Medine’nin Bakı veya Bakıu’lgarkad adı verilen bu mezarlığı, şehrin güneydoğusunda Mescid-i Nebevi’nin yakınında, Kanuni Sultan Süleyman devrinde yapılmış ve günümüzde yıkılmış olan kale duvarlarının dışında bulunmaktadır. Eskiden buraya Bakı kapısından geçilirken bugün Mescid-i Nebevi ile arasında bina kalmamıştır.
Hz. Peygamber tarafından mezarlık olarak kullanılmasına karar verilmeden önce Bakı ‘’garkad’’ adı verilen bir tür çalılıkla kaplı bir yerdi. Resul-i Ekrem ashabından vefat edenlerin defnedilmesi için bir yer arayarak Bakı mevkiini mezarlık olarak kararlaştırdı.
Türkler arasında daha çok Cennetü’lBakı adıyla meşhur olan bu mezarlığa muhacirlerden ilk defnedilen Osman b.
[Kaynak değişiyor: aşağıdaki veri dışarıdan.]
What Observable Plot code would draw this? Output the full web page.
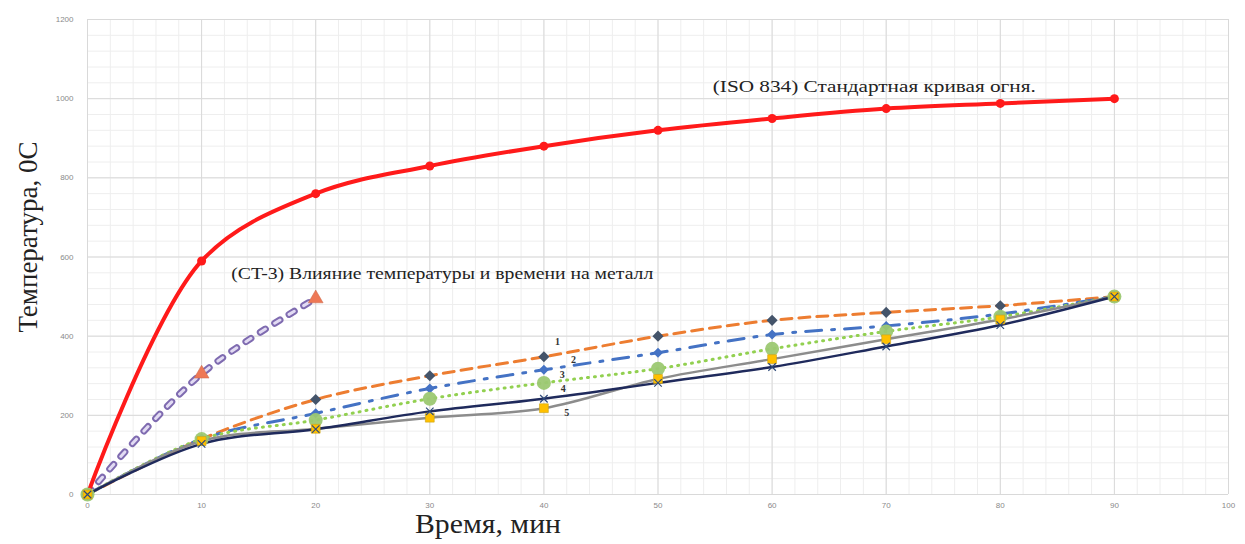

Mazun’dur. Hz. Peygamber onun baş ve ayak uçlarına kendi getirdiği iki taşı koydu; sonra da, ‘’Bu ahirete ilk gidenimizdir’’ diyerek buraya Revha adını verdi. Daha sonra vefat eden bir kimsenin nereye defnedileceği sorulduğu zaman Hz. Peygamber, ‘’Ahirete ilk gidenimiz olan Osman b. Mazun’un yanına’’ buyururdu.
Ensardan Bakıa ilk defnedilen ise Esad b. Zürare’dir. Hz. Peygamber, oğlu İbrahim vefat edince aynı yere defnedilmesini emretti; kabrinin üstüne su döktü ve buraya Zevra adını verdi. Bunun üzerine Medine’deki her kabile Cennetü’l-Bakıda kendileri için bir yer ayırdılar. Hz. Peygamber’in kızlarından Rukiyye ve Zeyneb de buraya defnedildiler; sonradan Hz. Fatıma ile oğlu Hz. Hasan da Bakı’a gömüldüler.
Kerbela’da şehid edildikten sonra Şam’a götürülen Hz. Hüseyin’in başı Yezid tarafından Medine’ye gönderilince annesinin yanına defnedildi. (İbn Sad). Hz. Peygamber’in amcası Abbas ile halası Safiyye bint Abdülmuttalib ve bazı torunları da burada yatmaktadır. Hz. Peygamber’in ‘’benim ikinci annem’’ dediği Hz. Ali’nin annesi Fatıma bint Esed ile süt annesi Halime, Resul-i Ekrem’in zevcelerinden başta Hz. Aişe olmak üzere Hafsa, Ümmü Seleme, Zeyneb bint Huzeyme, Zeyneb bint Cahş, Safiyye, Reyhane ve Mariye bulunmaktadır. Cennetü’l-Bakı’a birçok sahabi yanında Ehl-i beyt’in ileri gelenleri, tabiin neslinden birçok kimse defnedilmiştir.